>> start

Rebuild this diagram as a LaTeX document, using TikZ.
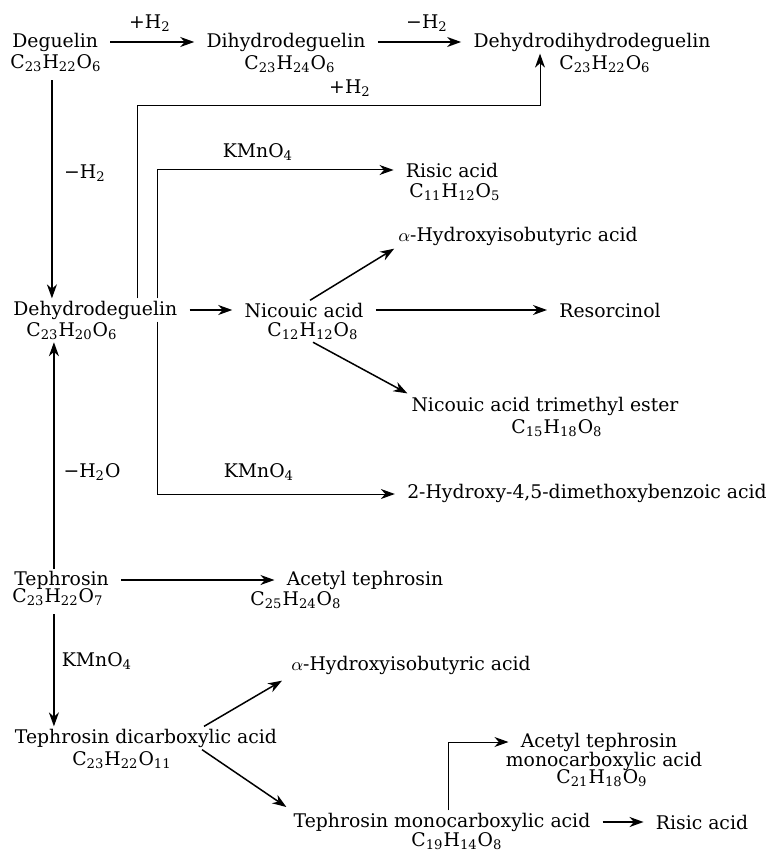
\documentclass[tikz,border=0pt]{standalone}
\usepackage{fontspec}
\setmainfont{DejaVu Serif}
\usetikzlibrary{arrows.meta}
\newcommand{\sbs}[1]{\textsubscript{#1}}
\tikzset{rxn/.style={-{Stealth[length=7pt,width=5pt,inset=2.2pt]},line width=0.75pt},
    brk/.style={-{Stealth[length=7pt,width=5pt,inset=2.2pt]},line width=0.5pt},
    gap/.style={shorten <=5pt,shorten >=5pt}}

\begin{document}
\begin{tikzpicture}[x=0.5pt,y=-0.5pt,
        every node/.style={inner sep=1pt,font=\fontsize{9.4}{11}\selectfont}]
    \useasboundingbox (0,0) rectangle (778,850);
    % deguelin row
    \node[anchor=west] (deg) at (10,42) {Deguelin};
    \node[anchor=west] (degF) at (8,63) {C\sbs{23}H\sbs{22}O\sbs{6}};
    \node (dih) at (286,42) {Dihydrodeguelin};
    \node (dihF) at (290,64) {C\sbs{23}H\sbs{24}O\sbs{6}};
    \node (ddh) at (592,42) {Dehydrodihydrodeguelin};
    \node (ddhF) at (605,64) {C\sbs{23}H\sbs{22}O\sbs{6}};
    \draw[rxn,gap] (deg.east) -- (dih.west);
    \draw[rxn,gap] (dih.east) -- (ddh.west);
    \node at (150,23) {+H\sbs{2}};
    \node at (427,23) {−H\sbs{2}};
    % dehydrodeguelin and its products
    \node[anchor=west] (dhd) at (11,310) {Dehydrodeguelin};
    \node (dhdF) at (72,331) {C\sbs{23}H\sbs{20}O\sbs{6}};
    \draw[rxn,shorten <=3pt] ([xshift=-2pt]degF.south) -- ([xshift=-2pt]degF.south |- dhd.north);
    \node at (85,173) {−H\sbs{2}};
    \coordinate (hb1) at (137,106);
    \coordinate (hb2) at (540,106);
    \draw[brk] (hb1 |- dhd.north) -- (hb1) -- (hb2) -- (hb2 |- ddh.south);
    \node at (350,88) {+H\sbs{2}};
    \node (ris) at (452,170) {Risic acid};
    \node (risF) at (455,192) {C\sbs{11}H\sbs{12}O\sbs{5}};
    \coordinate (kb1) at (157,170);
    \draw[brk,shorten >=5pt] (kb1 |- dhd.north) -- (kb1) -- (kb1 -| ris.west);
    \node at (258,152) {KMnO\sbs{4}};
    \node (nic) at (304,310) {Nicouic acid};
    \node (nicF) at (313,331) {C\sbs{12}H\sbs{12}O\sbs{8}};
    \draw[rxn,gap] (dhd.east) -- (dhd.east -| nic.west);
    \node (alpha1) at (518,236) {$\alpha$-Hydroxyisobutyric acid};
    \draw[rxn,shorten >=1pt] ([xshift=3pt]nic.north) -- (alpha1.south west);
    \node (res) at (610,310) {Resorcinol};
    \draw[rxn,gap] (nic.east) -- (res.west);
    \node (est) at (545,406) {Nicouic acid trimethyl ester};
    \node (estF) at (557,428) {C\sbs{15}H\sbs{18}O\sbs{8}};
    \draw[rxn,shorten >=1pt] (nicF.south) -- (est.north west);
    \node (hyd) at (587,493) {2-Hydroxy-4,5-dimethoxybenzoic acid};
    \coordinate (kb2) at (157,494);
    \draw[brk,shorten >=5pt] (kb2 |- dhd.south) -- (kb2) -- (kb2 -| hyd.west);
    \node at (259,472) {KMnO\sbs{4}};
    % tephrosin
    \node[anchor=west] (teph) at (12,580) {Tephrosin};
    \node[anchor=west] (tephF) at (10,597) {C\sbs{23}H\sbs{22}O\sbs{7}};
    \draw[rxn] ([xshift=-2pt]tephF |- teph.north) -- ([xshift=-2pt]tephF |- dhdF.south);
    \node at (92,472) {−H\sbs{2}O};
    \node (act) at (365,580) {Acetyl tephrosin};
    \node (actF) at (296,600) {C\sbs{25}H\sbs{24}O\sbs{8}};
    \draw[rxn,gap] (teph.east) -- (act.west);
    \node (dic) at (146,738) {Tephrosin dicarboxylic acid};
    \node (dicF) at (122,760) {C\sbs{23}H\sbs{22}O\sbs{11}};
    \draw[rxn,shorten <=3pt] ([xshift=-2pt]tephF.south) -- ([xshift=-2pt]tephF.south |- dic.north);
    \node at (97,661) {KMnO\sbs{4}};
    \node (alpha2) at (411,665) {$\alpha$-Hydroxyisobutyric acid};
    \draw[rxn,shorten >=4pt] ([xshift=29pt]dic.north) -- (alpha2.south west);
    \node (mono) at (442,822) {Tephrosin monocarboxylic acid};
    \node (monoF) at (457,841) {C\sbs{19}H\sbs{14}O\sbs{8}};
    \draw[rxn,shorten >=3pt] ([xshift=28pt]dic.south) -- (mono.north west);
    \node (ris2) at (702,822) {Risic acid};
    \draw[rxn,gap] (mono.east) -- (ris2.west);
    \node (acm) at (599,742) {Acetyl tephrosin};
    \node (acm2) at (604,761) {monocarboxylic acid};
    \node (acmF) at (602,778) {C\sbs{21}H\sbs{18}O\sbs{9}};
    \draw[brk,shorten >=5pt] ([xshift=3pt]mono.north) |- (acm.west);
\end{tikzpicture}
\end{document}
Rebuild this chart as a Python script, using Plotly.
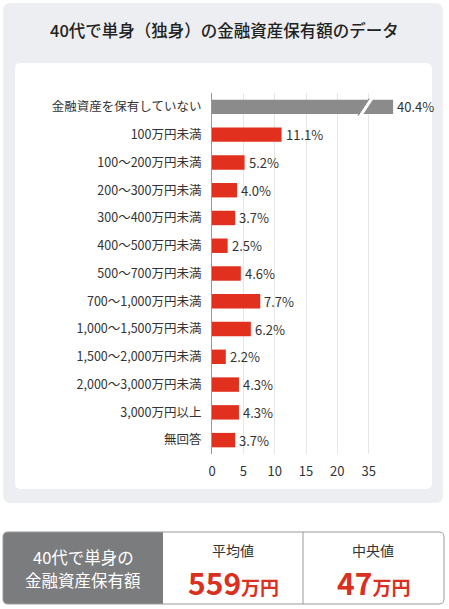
import plotly.graph_objects as go

# ---------------- data ----------------
title_text = "40代で単身（独身）の金融資産保有額のデータ"
categories = [
    "金融資産を保有していない", "100万円未満", "100～200万円未満", "200～300万円未満",
    "300～400万円未満", "400～500万円未満", "500～700万円未満", "700～1,000万円未満",
    "1,000～1,500万円未満", "1,500～2,000万円未満", "2,000～3,000万円未満",
    "3,000万円以上", "無回答",
]
values = [40.4, 11.1, 5.2, 4.0, 3.7, 2.5, 4.6, 7.7, 6.2, 2.2, 4.3, 4.3, 3.7]
tick_vals = [0, 5, 10, 15, 20, 25]
tick_text = ["0", "5", "10", "15", "20", "35"]
BREAK_GAP = 11.5  # broken axis: long bar is shortened
summary_label = ["40代で単身の", "金融資産保有額"]
stat_names = ["平均値", "中央値"]
stat_values = ["559", "47"]
stat_unit = "万円"

FONT = "Noto Sans CJK JP"
RED = "#e1301e"
GRAY = "#8b8b8b"

drawn = [v - BREAK_GAP if v > 30 else v for v in values]
colors = [GRAY if v > 30 else RED for v in values]

# plot area in pixels
W, H = 449, 609
PL, PR, PT, PB = 212, 400, 93, 454

def px(x):
    return (x - PL) / (PR - PL)

def py(y):
    return (PB - y) / (PB - PT)

def rrect(x0, y0, x1, y1, r, tl=True, tr=True, br=True, bl=True):
    def P(x, y):
        return f"{px(x):.5f},{py(y):.5f}"
    rtl, rtr, rbr, rbl = (r if c else 0 for c in (tl, tr, br, bl))
    s = f"M {P(x0 + rtl, y0)} L {P(x1 - rtr, y0)} "
    if rtr: s += f"Q {P(x1, y0)} {P(x1, y0 + rtr)} "
    s += f"L {P(x1, y1 - rbr)} "
    if rbr: s += f"Q {P(x1, y1)} {P(x1 - rbr, y1)} "
    s += f"L {P(x0 + rbl, y1)} "
    if rbl: s += f"Q {P(x0, y1)} {P(x0, y1 - rbl)} "
    s += f"L {P(x0, y0 + rtl)} "
    if rtl: s += f"Q {P(x0, y0)} {P(x0 + rtl, y0)} "
    return s + "Z"

fig = go.Figure()
fig.add_trace(go.Bar(
    y=categories, x=drawn, orientation="h",
    marker=dict(color=colors, line=dict(width=0)),
    width=0.52, hoverinfo="skip",
))

shapes = [
    # outer gray panel
    dict(type="path", xref="paper", yref="paper", path=rrect(3, 3, 443, 503, 8),
         fillcolor="#eceef1", line=dict(width=0), layer="below"),
    # white card
    dict(type="path", xref="paper", yref="paper", path=rrect(15, 63, 432, 489, 6),
         fillcolor="#ffffff", line=dict(width=0), layer="below"),
    # summary table
    dict(type="path", xref="paper", yref="paper", path=rrect(3, 532, 444, 604, 5),
         fillcolor="#ffffff", line=dict(width=0), layer="above"),
    dict(type="path", xref="paper", yref="paper",
         path=rrect(3, 532, 163, 604, 5, tr=False, br=False),
         fillcolor="#7b7c7e", line=dict(width=0), layer="above"),
    dict(type="path", xref="paper", yref="paper", path=rrect(3, 532, 444, 604, 5),
         fillcolor="rgba(0,0,0,0)", line=dict(color="#9a9a9a", width=1), layer="above"),
    dict(type="line", xref="paper", yref="paper", x0=px(303), x1=px(303), y0=py(532), y1=py(604),
         line=dict(color="#9a9a9a", width=1), layer="above"),
    # break mark on long bar
    dict(type="line", xref="x", yref="y", x0=23.6, x1=25.4, y0=0.32, y1=-0.3,
         line=dict(color="#ffffff", width=4), layer="above"),
    dict(type="line", xref="x", yref="y", x0=23.3, x1=25.1, y0=0.32, y1=-0.3,
         line=dict(color="#6e6e6e", width=1), layer="above"),
]

annotations = [
    dict(text=title_text, xref="paper", yref="paper", x=px(224), y=py(30),
         xanchor="center", yanchor="middle", showarrow=False,
         font=dict(family=FONT, size=16.5, color="#222222", weight=500)),
]
for c, d, v in zip(categories, drawn, values):
    annotations.append(dict(text=f"{v}%", x=d, y=c, xref="x", yref="y",
                            xanchor="left", yanchor="middle", xshift=2, showarrow=False,
                            font=dict(family=FONT, size=13, color="#333333")))

for line_text, ly in zip(summary_label, [557, 580]):
    annotations.append(dict(text=line_text, xref="paper", yref="paper",
                            x=px(83), y=py(ly), xanchor="center", yanchor="middle",
                            showarrow=False,
                            font=dict(family=FONT, size=16.5, color="#ffffff")))
for cx, name, val in zip([233, 373], stat_names, stat_values):
    annotations.append(dict(text=name, xref="paper", yref="paper", x=px(cx), y=py(550),
                            xanchor="center", yanchor="middle", showarrow=False,
                            font=dict(family=FONT, size=14, color="#333333")))
    annotations.append(dict(text=f"{val}<span style='font-size:19px'>{stat_unit}</span>",
                            xref="paper", yref="paper", x=px(cx), y=py(582),
                            xanchor="center", yanchor="middle", showarrow=False,
                            font=dict(family=FONT, size=30, color="#d93020", weight="bold")))

fig.update_layout(
    width=W, height=H,
    margin=dict(l=PL, r=W - PR, t=PT, b=H - PB, pad=0),
    paper_bgcolor="#ffffff", plot_bgcolor="rgba(0,0,0,0)",
    showlegend=False, bargap=0.48,
    shapes=shapes, annotations=annotations,
    font=dict(family=FONT, color="#333333"),
    xaxis=dict(range=[0, 30], tickvals=tick_vals, ticktext=tick_text,
               showgrid=True, gridcolor="#e6e6e6", gridwidth=1, zeroline=False,
               showline=False, ticks="", ticklabelstandoff=8,
               tickfont=dict(family=FONT, size=13, color="#333333"), fixedrange=True),
    yaxis=dict(categoryorder="array", categoryarray=categories, autorange="reversed",
               showgrid=False, zeroline=False, showline=True, linecolor="#999999",
               linewidth=1, ticks="", ticklabelstandoff=7,
               tickfont=dict(family=FONT, size=12.5, color="#333333"), fixedrange=True),
)

fig.write_html("out.html", include_plotlyjs=True, config={"displayModeBar": False})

>> end

# [YOUR INSTRUCTIONS]
Look through the entries above; copy every line holding the string "this".

# [TASK ANSWER]
Rebuild this diagram as a LaTeX document, using TikZ.
Rebuild this chart as a Python script, using Plotly.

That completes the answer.